William Hohl held the position of worldwide university relations manager for ARM, based in Austin, Texas, for 10 years. In total, he was with ARM for nearly 15 years and began as a principal design engineer to help build the ARM1020 microprocessor. His travel and university lectures have taken him to over 40 countries on 5 continents, and he continues to lecture on low-power microcontrollers and assembly language programming. In addition to his engineering duties, he also held an adjunct faculty position in Austin from 1998 to 2004, teaching undergraduate mathematics. Before joining ARM, he worked at Motorola (now Freescale Semiconductor) in the ColdFire and 68040 design groups and at Texas Instruments as an applications engineer. He holds MSEE and BSEE degrees from Texas A&M University as well as six patents in the field of debug architectures.

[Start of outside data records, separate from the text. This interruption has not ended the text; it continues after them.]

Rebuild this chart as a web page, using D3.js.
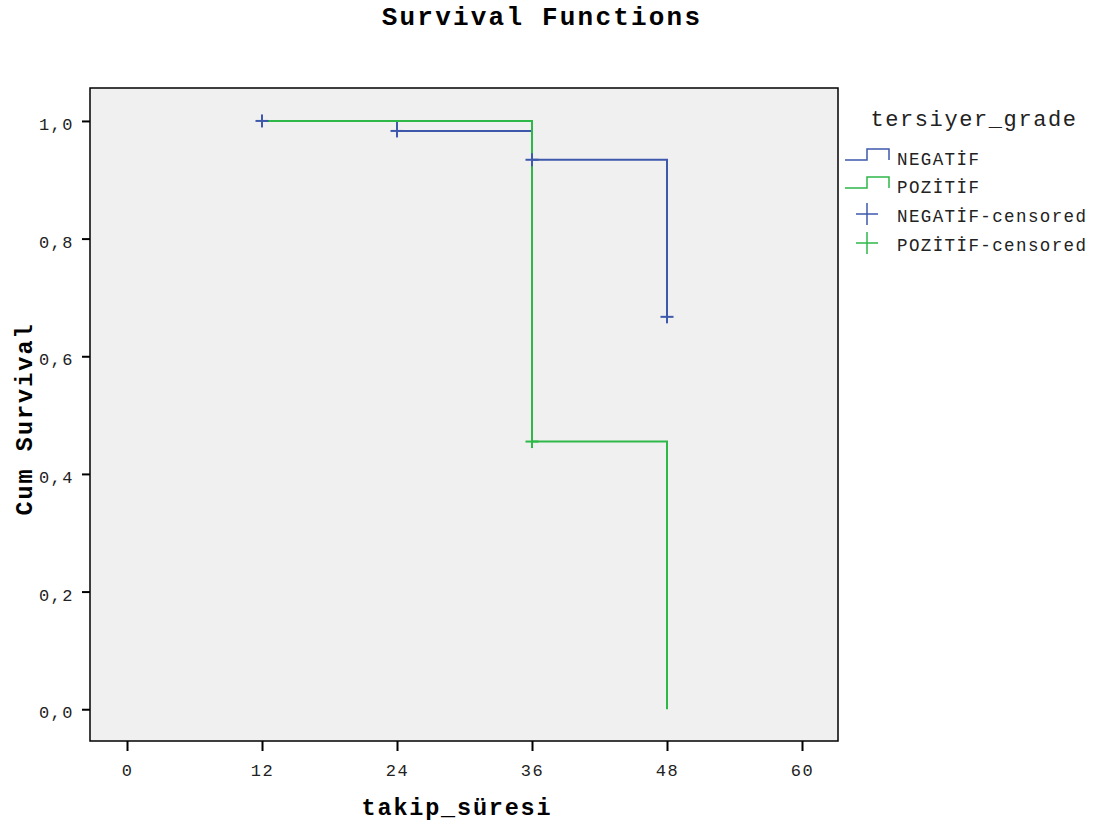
<!DOCTYPE html>
<html>
<head>
<meta charset="utf-8">
<script src="https://cdn.jsdelivr.net/npm/d3@7"></script>
<style>
  body { margin: 0; background: #fff; }
  text { font-family: "Liberation Mono", "Courier New", monospace; }
</style>
</head>
<body>
<svg id="chart" width="1097" height="832"></svg>
<script>
// survival steps: [time, cumulative survival]
const negatifSteps = [[12, 1.0], [24, 1.0], [24, 0.983], [36, 0.983], [36, 0.934], [48, 0.934], [48, 0.667]];
const pozitifSteps = [[12, 1.0], [36, 1.0], [36, 0.455], [48, 0.455], [48, 0.0]];
const negatifCensored = [[12, 1.0], [24, 0.983], [36, 0.934], [48, 0.667]];
const pozitifCensored = [[36, 0.455]];
const xTicks = [0, 12, 24, 36, 48, 60];
const yTicks = [0, 0.2, 0.4, 0.6, 0.8, 1.0];
const groups = ['NEGATİF', 'POZİTİF'];
const colors = { 'NEGATİF': '#3e58ac', 'POZİTİF': '#2eb848' };

const svg = d3.select('#chart');
const plot = { left: 90, top: 88, right: 838, bottom: 741 };

const x = d3.scaleLinear().domain([-3.29, 63.2]).range([plot.left, plot.right]);
const y = d3.scaleLinear().domain([-0.054, 1.056]).range([plot.bottom, plot.top]);

svg.append('rect')
    .attr('x', plot.left).attr('y', plot.top)
    .attr('width', plot.right - plot.left).attr('height', plot.bottom - plot.top)
    .attr('fill', '#f0f0f0').attr('stroke', '#000').attr('stroke-width', 1.5);

// axes
const fmt = d => d3.format('.1f')(d).replace('.', ',');
const yAxis = svg.append('g')
    .attr('transform', `translate(${plot.left},0)`)
    .call(d3.axisLeft(y).tickValues(yTicks).tickFormat(fmt).tickSize(8).tickPadding(8));
const xAxis = svg.append('g')
    .attr('transform', `translate(0,${plot.bottom})`)
    .call(d3.axisBottom(x).tickValues(xTicks).tickSize(10).tickPadding(13));
[yAxis, xAxis].forEach(a => {
    a.select('.domain').remove();
    a.selectAll('line').attr('stroke', '#000').attr('stroke-width', 2);
    a.selectAll('text').attr('font-size', 17).attr('fill', '#222')
        .style('letter-spacing', '1.5px')
        .style('font-family', '"Liberation Mono", monospace');
});
yAxis.selectAll('text').attr('dy', '0.5em');

// step lines
const line = d3.line().x(d => x(d[0])).y(d => y(d[1]));
svg.append('path').datum(negatifSteps)
    .attr('d', line).attr('fill', 'none')
    .attr('stroke', colors['NEGATİF']).attr('stroke-width', 2);
svg.append('path').datum(pozitifSteps)
    .attr('d', line).attr('fill', 'none')
    .attr('stroke', colors['POZİTİF']).attr('stroke-width', 2);

// censored marks
function drawPlus(g, cx, cy, color, r, w) {
    g.append('line').attr('x1', cx - r).attr('x2', cx + r).attr('y1', cy).attr('y2', cy)
        .attr('stroke', color).attr('stroke-width', w);
    g.append('line').attr('x1', cx).attr('x2', cx).attr('y1', cy - r).attr('y2', cy + r)
        .attr('stroke', color).attr('stroke-width', w);
}
const marks = svg.append('g');
pozitifCensored.forEach(d => drawPlus(marks, x(d[0]), y(d[1]), colors['POZİTİF'], 6.5, 2));
negatifCensored.forEach(d => drawPlus(marks, x(d[0]), y(d[1]), colors['NEGATİF'], 6.5, 2));

// titles
svg.append('text')
    .attr('x', 542).attr('y', 25)
    .attr('text-anchor', 'middle')
    .attr('font-size', 26).attr('font-weight', 'bold')
    .style('letter-spacing', '2.2px')
    .text('Survival Functions');
svg.append('text')
    .attr('x', 457).attr('y', 815)
    .attr('text-anchor', 'middle')
    .attr('font-size', 23.5).attr('font-weight', 'bold')
    .style('letter-spacing', '1.8px')
    .text('takip_süresi');
svg.append('text')
    .attr('transform', 'translate(32,419) rotate(-90)')
    .attr('text-anchor', 'middle')
    .attr('font-size', 23.5).attr('font-weight', 'bold')
    .style('letter-spacing', '2px')
    .text('Cum Survival');

// legend
const legend = svg.append('g');
legend.append('text')
    .attr('x', 974).attr('y', 126)
    .attr('text-anchor', 'middle')
    .attr('font-size', 22).attr('fill', '#222')
    .style('letter-spacing', '1.6px')
    .text('tersiyer_grade');

groups.forEach((g, i) => {
    const ly = 160 + i * 28;
    legend.append('path')
        .attr('d', `M845,${ly} H867 V${ly - 11} H889 V${ly}`)
        .attr('fill', 'none').attr('stroke', colors[g]).attr('stroke-width', 1.5);
    legend.append('text')
        .attr('x', 897).attr('y', ly + 5)
        .attr('font-size', 17.5).attr('fill', '#222')
        .style('letter-spacing', '1.4px')
        .text(g);
});
groups.forEach((g, i) => {
    const ly = 214 + i * 29;
    drawPlus(legend, 867, ly, colors[g], 11, 1.5);
    legend.append('text')
        .attr('x', 897).attr('y', ly + 8)
        .attr('font-size', 17.5).attr('fill', '#222')
        .style('letter-spacing', '1.4px')
        .text(g + '-censored');
});
</script>
</body>
</html>
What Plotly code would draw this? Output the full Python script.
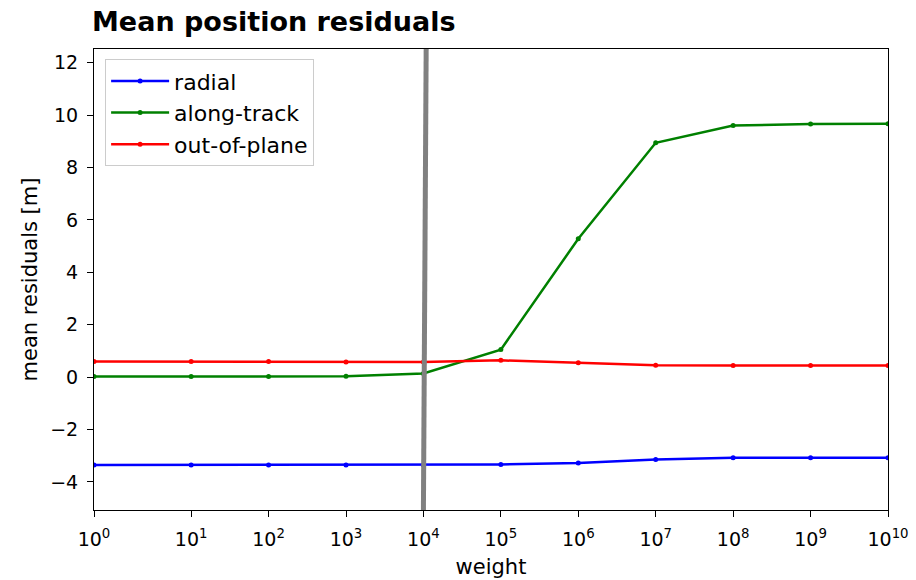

Christopher Hinds has worked in the microprocessor design field for over 25 years, holding design positions at Motorola (now Freescale Semiconductor), AMD, and ARM. While at ARM, he was the primary author of the ARM VFP floating-point architecture and led the design of the ARM10 VFP, the first hardware implementation of the new architecture. He recently joined the Patents Group in ARM, identifying patentable inventions within the company and assisting in patent litigation. He holds BSEE and MSEE degrees from Texas A&M University and an M.Div from Oral Roberts University, where he worked to establish the School of Engineering, creating and teaching the first digital logic and microprocessor courses. He has numerous published papers and presentations on the floating-point architecture of ARM processors, and is a named inventor on over 30 US patents in the areas of floating-point implementation, instruction set design, and circuit design.